• Given information

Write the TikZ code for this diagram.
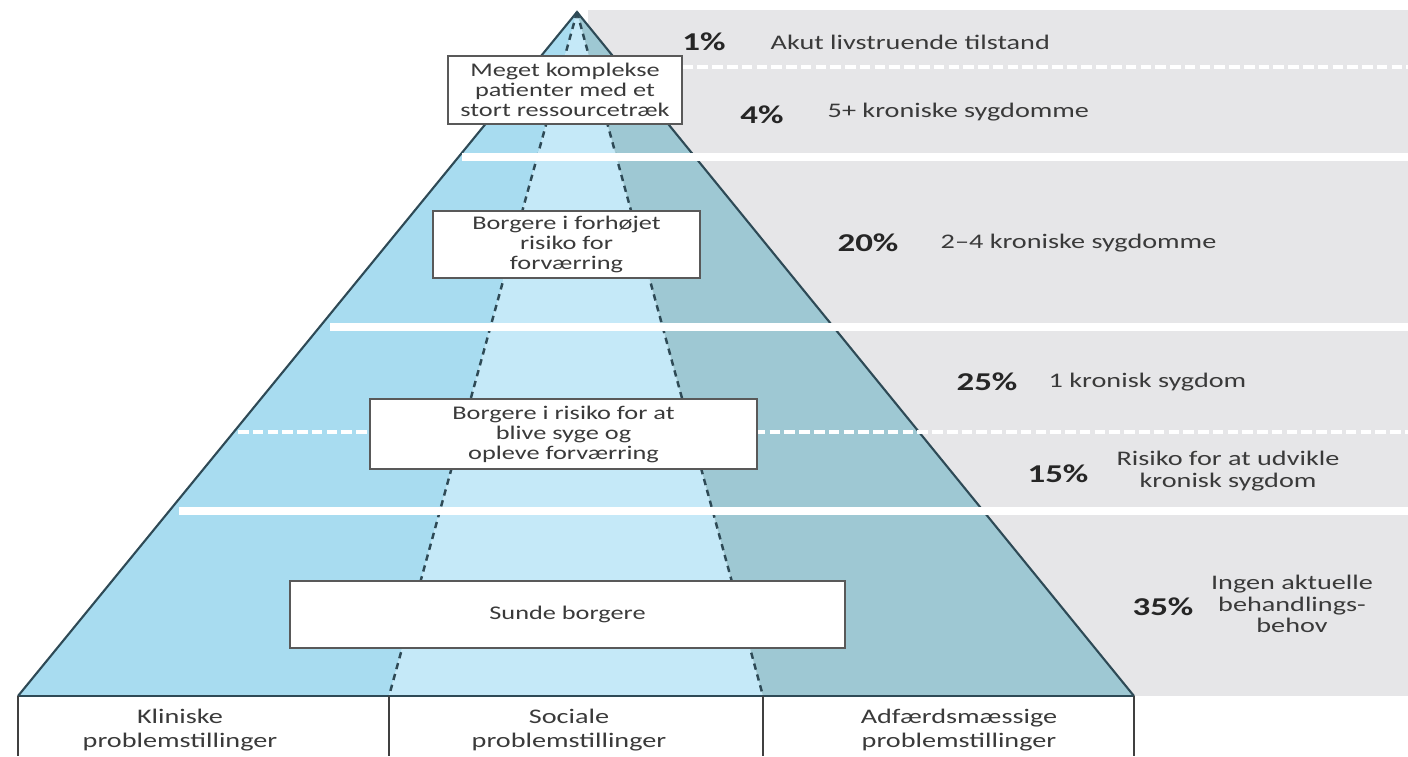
\documentclass[tikz,border=0pt]{standalone}
\usepackage{fontspec}
\setmainfont{Carlito}[FakeStretch=1.36]
\definecolor{pyrleft}{HTML}{A8DCF0}
\definecolor{pyrmid}{HTML}{C5E9F8}
\definecolor{pyrright}{HTML}{9EC8D3}
\definecolor{bandgray}{HTML}{E6E6E8}
\definecolor{pyredge}{HTML}{2E4A56}
\definecolor{txtgray}{HTML}{3A3A3A}
\newcommand{\boxtxt}{\fontsize{5.5}{5.7}\selectfont}
\newcommand{\sidetxt}{\fontsize{5.9}{6.1}\selectfont}
\newcommand{\basetxt}{\fontsize{5.9}{6.8}\selectfont}
\newcommand{\pcttxt}{\fontsize{7.3}{8}\selectfont\bfseries}

\begin{document}
\begin{tikzpicture}[x=0.01cm, y=-0.01cm,
            group/.style={draw=black!65, fill=white, line width=0.4pt, align=center, inner sep=0pt, font=\boxtxt, text=txtgray},
            pct/.style={font=\pcttxt, text=black!85},
            desc/.style={anchor=west, inner sep=0pt, font=\sidetxt, text=txtgray},
            band/.style={white, line width=2.1pt},
            subband/.style={white, line width=1.1pt, dash pattern=on 3pt off 1.2pt},
            split/.style={pyredge, line width=0.7pt, dash pattern=on 1.8pt off 1.4pt},
            edge/.style={pyredge, line width=0.6pt},
            cell/.style={black!75, line width=0.5pt},
            area/.style={font=\basetxt, align=center, text=txtgray}
        ]
            \useasboundingbox (0,0) rectangle (1408,756);

            % Corners of the pyramid
            \coordinate (apex) at (577,12);
            \coordinate (bl) at (18,696);
            \coordinate (br) at (1134,696);
            \coordinate (dl) at (389,696);
            \coordinate (dr) at (763,696);

            % Grey band behind the levels
            \fill[bandgray] (588,10) rectangle (1408,696);

            % Three columns
            \fill[pyrleft] (apex) -- (bl) -- (dl) -- cycle;
            \fill[pyrmid] (apex) -- (dl) -- (dr) -- cycle;
            \fill[pyrright] (apex) -- (dr) -- (br) -- cycle;

            % Outline and column splits
            \draw[edge] (bl) -- (apex) -- (br);
            \draw[split] (apex) -- (dl);
            \draw[split] (apex) -- (dr);

            % Level lines
            \draw[subband] (535,67) -- (1408,67);
            \draw[band] (462,157) -- (1408,157);
            \draw[band] (330,327) -- (1408,327);
            \draw[subband] (238,432) -- (1408,432);
            \draw[band] (179,511) -- (1408,511);

            % Groups
            \node[group, minimum width=2.34cm, minimum height=0.68cm] (complex) at (565,90) {Meget komplekse\\patienter med et\\stort ressourcetræk};
            \node[group, minimum width=2.67cm, minimum height=0.67cm] (elevated) at (566.5,244.5) {Borgere i forhøjet\\risiko for\\forværring};
            \node[group, minimum width=3.87cm, minimum height=0.70cm] (atrisk) at (563.5,434) {Borgere i risiko for at\\blive syge og\\opleve forværring};
            \node[group, minimum width=5.55cm, minimum height=0.67cm] (healthy) at (567.5,614.5) {Sunde borgere};

            % Base cells
            \draw[edge] (bl) -- (br);
            \draw[cell] (bl) -- ++(0,60);
            \draw[cell] (dl) -- ++(0,60);
            \draw[cell] (dr) -- ++(0,60);
            \draw[cell] (br) -- ++(0,60);
            \node[area] (clinical) at (180,730) {Kliniske\\problemstillinger};
            \node[area] (social) at (569,730) {Sociale\\problemstillinger};
            \node[area] (behaviour) at (959,730) {Adfærdsmæssige\\problemstillinger};

            % Shares per level
            \node[pct] (p1) at (704,42) {1\%};
            \node[desc] (d1) at (770,42) {Akut livstruende tilstand};
            \node[pct] (p4) at (762,115) {4\%};
            \node[desc] (d4) at (827,112) {5+ kroniske sygdomme};
            \node[pct] (p20) at (868,243) {20\%};
            \node[desc] (d20) at (940,243) {2--4 kroniske sygdomme};
            \node[pct] (p25) at (987,382) {25\%};
            \node[desc] (d25) at (1048,382) {1 kronisk sygdom};
            \node[pct] (p15) at (1058,474) {15\%};
            \node[desc, anchor=center, align=center] (d15) at (1228,471) {Risiko for at udvikle\\kronisk sygdom};
            \node[pct] (p35) at (1163,607) {35\%};
            \node[desc, anchor=center, align=center] (d35) at (1292,604) {Ingen aktuelle\\behandlings-\\behov};
        \end{tikzpicture}
\end{document}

• Directive
Your task is to repeat the data above exactly while excluding the pictures.

• The completed task
Write the TikZ code for this diagram.
\documentclass[tikz,border=0pt]{standalone}
\usepackage{fontspec}
\setmainfont{Carlito}[FakeStretch=1.36]
\definecolor{pyrleft}{HTML}{A8DCF0}
\definecolor{pyrmid}{HTML}{C5E9F8}
\definecolor{pyrright}{HTML}{9EC8D3}
\definecolor{bandgray}{HTML}{E6E6E8}
\definecolor{pyredge}{HTML}{2E4A56}
\definecolor{txtgray}{HTML}{3A3A3A}
\newcommand{\boxtxt}{\fontsize{5.5}{5.7}\selectfont}
\newcommand{\sidetxt}{\fontsize{5.9}{6.1}\selectfont}
\newcommand{\basetxt}{\fontsize{5.9}{6.8}\selectfont}
\newcommand{\pcttxt}{\fontsize{7.3}{8}\selectfont\bfseries}

\begin{document}
\begin{tikzpicture}[x=0.01cm, y=-0.01cm,
            group/.style={draw=black!65, fill=white, line width=0.4pt, align=center, inner sep=0pt, font=\boxtxt, text=txtgray},
            pct/.style={font=\pcttxt, text=black!85},
            desc/.style={anchor=west, inner sep=0pt, font=\sidetxt, text=txtgray},
            band/.style={white, line width=2.1pt},
            subband/.style={white, line width=1.1pt, dash pattern=on 3pt off 1.2pt},
            split/.style={pyredge, line width=0.7pt, dash pattern=on 1.8pt off 1.4pt},
            edge/.style={pyredge, line width=0.6pt},
            cell/.style={black!75, line width=0.5pt},
            area/.style={font=\basetxt, align=center, text=txtgray}
        ]
            \useasboundingbox (0,0) rectangle (1408,756);

            % Corners of the pyramid
            \coordinate (apex) at (577,12);
            \coordinate (bl) at (18,696);
            \coordinate (br) at (1134,696);
            \coordinate (dl) at (389,696);
            \coordinate (dr) at (763,696);

            % Grey band behind the levels
            \fill[bandgray] (588,10) rectangle (1408,696);

            % Three columns
            \fill[pyrleft] (apex) -- (bl) -- (dl) -- cycle;
            \fill[pyrmid] (apex) -- (dl) -- (dr) -- cycle;
            \fill[pyrright] (apex) -- (dr) -- (br) -- cycle;

            % Outline and column splits
            \draw[edge] (bl) -- (apex) -- (br);
            \draw[split] (apex) -- (dl);
            \draw[split] (apex) -- (dr);

            % Level lines
            \draw[subband] (535,67) -- (1408,67);
            \draw[band] (462,157) -- (1408,157);
            \draw[band] (330,327) -- (1408,327);
            \draw[subband] (238,432) -- (1408,432);
            \draw[band] (179,511) -- (1408,511);

            % Groups
            \node[group, minimum width=2.34cm, minimum height=0.68cm] (complex) at (565,90) {Meget komplekse\\patienter med et\\stort ressourcetræk};
            \node[group, minimum width=2.67cm, minimum height=0.67cm] (elevated) at (566.5,244.5) {Borgere i forhøjet\\risiko for\\forværring};
            \node[group, minimum width=3.87cm, minimum height=0.70cm] (atrisk) at (563.5,434) {Borgere i risiko for at\\blive syge og\\opleve forværring};
            \node[group, minimum width=5.55cm, minimum height=0.67cm] (healthy) at (567.5,614.5) {Sunde borgere};

            % Base cells
            \draw[edge] (bl) -- (br);
            \draw[cell] (bl) -- ++(0,60);
            \draw[cell] (dl) -- ++(0,60);
            \draw[cell] (dr) -- ++(0,60);
            \draw[cell] (br) -- ++(0,60);
            \node[area] (clinical) at (180,730) {Kliniske\\problemstillinger};
            \node[area] (social) at (569,730) {Sociale\\problemstillinger};
            \node[area] (behaviour) at (959,730) {Adfærdsmæssige\\problemstillinger};

            % Shares per level
            \node[pct] (p1) at (704,42) {1\%};
            \node[desc] (d1) at (770,42) {Akut livstruende tilstand};
            \node[pct] (p4) at (762,115) {4\%};
            \node[desc] (d4) at (827,112) {5+ kroniske sygdomme};
            \node[pct] (p20) at (868,243) {20\%};
            \node[desc] (d20) at (940,243) {2--4 kroniske sygdomme};
            \node[pct] (p25) at (987,382) {25\%};
            \node[desc] (d25) at (1048,382) {1 kronisk sygdom};
            \node[pct] (p15) at (1058,474) {15\%};
            \node[desc, anchor=center, align=center] (d15) at (1228,471) {Risiko for at udvikle\\kronisk sygdom};
            \node[pct] (p35) at (1163,607) {35\%};
            \node[desc, anchor=center, align=center] (d35) at (1292,604) {Ingen aktuelle\\behandlings-\\behov};
        \end{tikzpicture}
\end{document}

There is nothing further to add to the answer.